The Angel of Death: 9 Facts About the Life of Nazi Doctor Josef Mengele

The Angel of Death: 9 Facts About the Life of Nazi Doctor Josef Mengele

Larry Holzwarth - October 12, 2017

The Angel of Death: 9 Facts About the Life of Nazi Doctor Josef Mengele
Josef Mengele as he appeared at the time of Auschwitz (left) and two sets of Brazilian twins from a town where he worked as a country doctor in Brazil. DailyStar (UK)

A Brazilian boom of twins in Mengele’s wake

The Boys From Brazil is a 1978 film which describes a fictional Nazi conspiracy in South America. The film presents unusual male children who bare physical resemblances to a youthful Adolf Hitler, and although there are several different Boys the similarities between them and Hitler – and each other – are unnerving. In the film, a total of 94 boys, all of whom are clones of Adolf Hitler, are produced.

The children are then sent to various locations around the world to be raised in a manner similar to Hitler’s childhood, in the hope that one will grow into a living replica. The project is masterminded by a fictionalized Josef Mengele operating out of Paraguay.

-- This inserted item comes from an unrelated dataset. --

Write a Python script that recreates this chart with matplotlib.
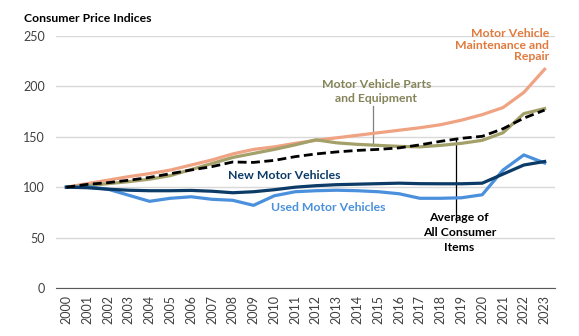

Beginning in 1963 and continuing into the 21st century a small town in Brazil experienced birth rates of twins of about one in five pregnancies, vastly exceeding the normal rate. The overwhelming majority of these births have been blue-eyed, with blond hair. An unusually large number have been boys. The town is Candido Godoi, which welcomed the disguised Mengele in the 1960s. Residents of the town have discussed the circumstances of Mengele’s visits. Many recalled that Mengele openly discussed artificial insemination of women to increase the odds of successful pregnancy.

In 1969 Mengele, still living under various identities and assumed names, purchased half interest in a farm in Brazil near Sao Paulo. In the early 1970s, he acquired the identity and papers of Wolfgang Gerhard and took up residence in a small house in the Eldorado section of Sao Paulo.

His son Rolf visited him there in 1977 and later reported his father to have no regrets over his career and his activities, other than the loss of much of his work. Mengele still feared pursuit by both the West Germans and the Israelis, although subsequent to his death it became known that the Israelis suspended attempts to capture the fugitive in 1962.